DIRECTIONS FOR THIS TASK: Copy out all lines with the word "matplotlib" in them.

MATERIAL PROVIDED:
begin

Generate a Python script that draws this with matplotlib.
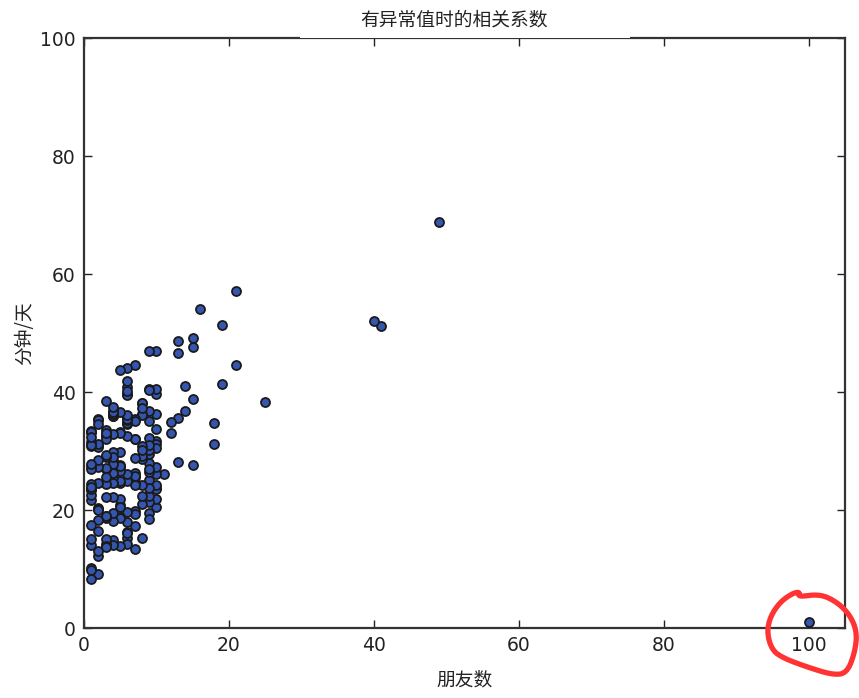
import numpy as np
import matplotlib
matplotlib.use("Agg")
import matplotlib.pyplot as plt
from matplotlib.lines import Line2D
from matplotlib.patches import Rectangle

num_friends = [100,49,41,40,25,21,21,19,19,18,18,16,15,15,15,15,14,14,13,13,13,13,12,12,11,10,10,10,10,10,10,10,10,10,10,10,10,10,10,10,9,9,9,9,9,9,9,9,9,9,9,9,9,9,9,9,9,9,8,8,8,8,8,8,8,8,8,8,8,8,8,7,7,7,7,7,7,7,7,7,7,7,7,7,7,7,6,6,6,6,6,6,6,6,6,6,6,6,6,6,6,6,6,6,6,6,6,6,5,5,5,5,5,5,5,5,5,5,5,5,5,5,5,5,5,4,4,4,4,4,4,4,4,4,4,4,4,4,4,4,4,4,4,4,4,3,3,3,3,3,3,3,3,3,3,3,3,3,3,3,3,3,3,3,3,2,2,2,2,2,2,2,2,2,2,2,2,2,2,2,2,2,1,1,1,1,1,1,1,1,1,1,1,1,1,1,1,1,1,1,1,1,1,1]
daily_minutes = [1,68.77,51.25,52.08,38.36,44.54,57.13,51.4,41.42,31.22,34.76,54.01,38.79,47.59,49.1,27.66,41.03,36.73,48.65,28.12,46.62,35.57,32.98,35,26.07,23.77,39.73,40.57,31.65,31.21,36.32,20.45,21.93,26.02,27.34,23.49,46.94,30.5,33.8,24.23,21.4,27.94,32.24,40.57,25.07,19.42,22.39,18.42,46.96,23.72,26.41,26.97,36.76,40.32,35.02,29.47,30.2,31,38.11,38.18,36.31,21.03,30.86,36.07,28.66,29.08,37.28,15.28,24.17,22.31,30.17,25.53,19.85,35.37,44.6,17.23,13.47,26.33,35.02,32.09,24.81,19.33,28.77,24.26,31.98,25.73,24.86,16.28,34.51,15.23,39.72,40.8,26.06,35.76,34.76,16.13,44.04,18.03,19.65,32.62,35.59,39.43,14.18,35.24,40.13,41.82,35.45,36.07,43.67,24.61,20.9,21.9,18.79,27.61,27.21,26.61,29.77,20.59,27.53,13.82,33.2,25,33.1,36.65,18.63,14.87,22.2,36.81,25.53,24.62,26.25,18.21,28.08,19.42,29.79,32.8,35.99,28.32,27.79,35.88,29.06,36.28,14.1,36.63,37.49,26.9,18.58,38.48,24.48,18.95,33.55,14.24,29.04,32.51,25.63,22.22,19,32.73,15.16,13.9,27.2,32.01,29.27,33,13.74,20.42,27.32,18.23,35.35,28.48,9.08,24.62,20.12,35.26,19.92,31.02,16.49,12.16,30.7,31.22,34.65,13.13,27.51,33.2,31.57,14.1,33.42,17.44,10.12,24.42,9.82,23.39,30.93,15.03,21.67,31.09,33.29,22.61,26.89,23.48,8.38,27.81,32.35,23.84]
n = min(len(num_friends), len(daily_minutes))
num_friends = num_friends[:n]
daily_minutes = daily_minutes[:n]

title = "有异常值时的相关系数"
xlabel = "朋友数"
ylabel = "分钟/天"
xticks = [0, 20, 40, 60, 80, 100]
yticks = [0, 20, 40, 60, 80, 100]

W, H = 859, 698
fig = plt.figure(figsize=(W/100, H/100), dpi=100)
ax = fig.add_axes([84/W, 1-628/H, (845-84)/W, (628-38)/H])

ax.scatter(num_friends, daily_minutes, s=42, c="#3556b0", edgecolors="#1a1a1a",
           linewidths=1.3, zorder=3, clip_on=False)
ax.set_xlim(0, 105)
ax.set_ylim(0, 100)
ax.set_xticks(xticks)
ax.set_yticks(yticks)
ax.tick_params(direction="in", top=True, right=True, length=6, width=1,
               labelsize=13.5, colors="#222222", pad=6)
for s in ax.spines.values():
    s.set_linewidth(1.6)
    s.set_color("#333333")

cjk = ["Noto Sans CJK SC", "DejaVu Sans"]
fig.text(454/W, 1-20/H, title, ha="center", va="center", fontsize=13.5,
         family=cjk, color="#222222", fontweight="light")
ax.set_xlabel(xlabel, family=cjk, fontsize=13.5, color="#222222", labelpad=10, fontweight="light")
ax.set_ylabel(ylabel, family=cjk, fontsize=13.5, color="#222222", fontweight="light")
ax.yaxis.set_label_coords((35 - 84)/(845 - 84), 0.5)

# partial cover of top spine under title (as in reference)
fig.add_artist(Rectangle((300/W, 1-37.6/H), 330/W, 3/H, transform=fig.transFigure,
                         facecolor="white", edgecolor="none", zorder=5))

# hand-drawn red circle annotation
pts = np.array([(800,592),(798,597),(820,594),(837,602),(850,615),(857,632),(855,652),
                (847,673),(833,675),(807,667),(783,658),(772,650),(767,633),(770,617),
                (780,602),(793,593),(800,592)], dtype=float)
for _ in range(3):
    q = 0.75*pts[:-1] + 0.25*pts[1:]
    r = 0.25*pts[:-1] + 0.75*pts[1:]
    pts = np.empty((2*len(q), 2))
    pts[0::2] = q
    pts[1::2] = r
    pts = np.vstack([pts, pts[:1]])
fig.add_artist(Line2D(pts[:, 0]/W, 1-pts[:, 1]/H, transform=fig.transFigure,
                      color="#ff3333", lw=3.8, solid_capstyle="round",
                      solid_joinstyle="round", zorder=10))

fig.savefig("out.png", dpi=100)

end

SOLUTION FOR THIS EXERCISE:
Generate a Python script that draws this with matplotlib.
import matplotlib
matplotlib.use("Agg")
import matplotlib.pyplot as plt
from matplotlib.lines import Line2D
from matplotlib.patches import Rectangle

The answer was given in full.